### GIVEN MATERIAL:
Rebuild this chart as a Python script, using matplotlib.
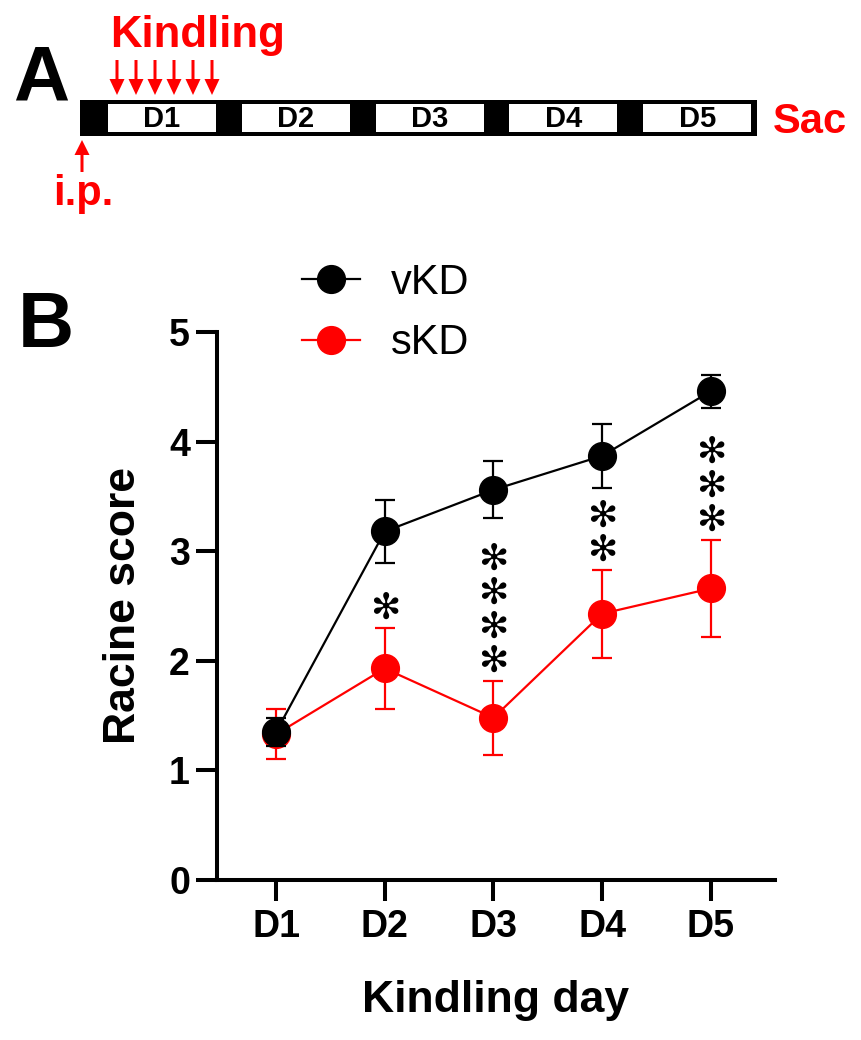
"""Racine score over kindling days, vKD vs sKD, with the kindling timeline above."""
import matplotlib
matplotlib.use("Agg")
import matplotlib.pyplot as plt
from matplotlib.patches import Rectangle

plt.rcParams["font.family"] = ["Liberation Sans", "DejaVu Sans"]

# --- data ---
days = ["D1", "D2", "D3", "D4", "D5"]
vkd_mean = [1.35, 3.18, 3.56, 3.87, 4.46]
vkd_sem = [0.13, 0.29, 0.26, 0.29, 0.15]
skd_mean = [1.33, 1.93, 1.48, 2.43, 2.66]
skd_sem = [0.23, 0.37, 0.34, 0.40, 0.44]
n_stars = [0, 1, 4, 2, 3]          # significance stars per day
n_kindling = 6                     # stimulations on day 1

W, H = 861, 1040
RED = "#ff0000"

fig = plt.figure(figsize=(W / 100, H / 100), dpi=100)

# overlay in pixel units for panel A and the panel letters
ov = fig.add_axes([0, 0, 1, 1])
ov.set_xlim(0, W); ov.set_ylim(H, 0); ov.axis("off")

ov.text(13, 100, "A", fontsize=56, fontweight="bold", ha="left", va="baseline")
ov.text(18, 347, "B", fontsize=56, fontweight="bold", ha="left", va="baseline")

# timeline bar: black strip with a white box per day
ov.add_patch(Rectangle((80, 100), 677, 36, facecolor="black", edgecolor="none"))
box_x0, box_step, box_w = 108, 133.8, 108
for i, d in enumerate(days):
    x0 = box_x0 + i * box_step
    ov.add_patch(Rectangle((x0, 104), box_w, 28, facecolor="white", edgecolor="none"))
    ov.text(x0 + box_w / 2, 119, d, fontsize=21, fontweight="bold", ha="center", va="center")

ov.text(110, 47, "Kindling", fontsize=31.5, fontweight="bold", color=RED, ha="left", va="baseline")
for i in range(n_kindling):
    ov.arrow(117 + 19 * i, 60, 0, 35, width=3, head_width=15, head_length=16,
             length_includes_head=True, color=RED, lw=0)
ov.arrow(82, 172, 0, -32, width=3, head_width=15, head_length=15,
         length_includes_head=True, color=RED, lw=0)
ov.text(83, 205, "i.p.", fontsize=30, fontweight="bold", color=RED, ha="center", va="baseline")
ov.text(773, 133, "Sac", fontsize=30, fontweight="bold", color=RED, ha="left", va="baseline")

# --- panel B ---
ax = fig.add_axes([217 / W, 1 - 880 / H, (775 - 217) / W, 548 / H])
x = list(range(1, len(days) + 1))

eb_s = ax.errorbar(x, skd_mean, yerr=skd_sem, color=RED, marker="o", ms=20, lw=1.6,
                   elinewidth=1.6, capsize=7.5, capthick=1.6, label="sKD", zorder=3)
eb_v = ax.errorbar(x, vkd_mean, yerr=vkd_sem, color="black", marker="o", ms=20, lw=1.6,
                   elinewidth=1.6, capsize=7.5, capthick=1.6, label="vKD", zorder=4)

# one stacked column of stars per day, sitting on the sKD upper error bar
for xi, m, s, k in zip(x, skd_mean, skd_sem, n_stars):
    if k:
        ax.text(xi, m + s + 0.02, "\n".join(["\u273b"] * k), fontsize=26, ha="center",
                va="bottom", linespacing=1.0, family=["DejaVu Sans"])

ax.set_xlim(0.457, 5.59)
ax.set_ylim(0, 5)
ax.set_xticks(x, days)
ax.set_yticks(range(0, 6))
for side in ("top", "right"):
    ax.spines[side].set_visible(False)
for side in ("left", "bottom"):
    ax.spines[side].set_linewidth(2.9)
ax.tick_params(axis="both", direction="out", length=15, width=2.9, labelsize=27)
ax.tick_params(axis="y", pad=4.5)
ax.tick_params(axis="x", pad=6)
for lab in ax.get_xticklabels() + ax.get_yticklabels():
    lab.set_fontweight("bold")

ax.set_xlabel("Kindling day", fontsize=32, fontweight="bold", va="top")
ax.xaxis.set_label_coords(0.5, -0.182)
ax.set_ylabel("Racine score", fontsize=32, fontweight="bold")
ax.yaxis.set_label_coords(-0.131, 0.5)

ax.legend(handles=[eb_v.lines[0], eb_s.lines[0]], labels=["vKD", "sKD"],
          loc="center left", bbox_to_anchor=(302 / W, 1 - 313 / H),
          bbox_transform=fig.transFigure, frameon=False, fontsize=30,
          handlelength=1.39, handletextpad=0.75, labelspacing=0.5,
          borderpad=0, borderaxespad=0, numpoints=1)

fig.savefig("out.png", dpi=100)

### GIVEN INSTRUCTION:
Give the count of lines that hold the word "matplotlib", with nothing added.

### RESULT FOR THIS TASK:
5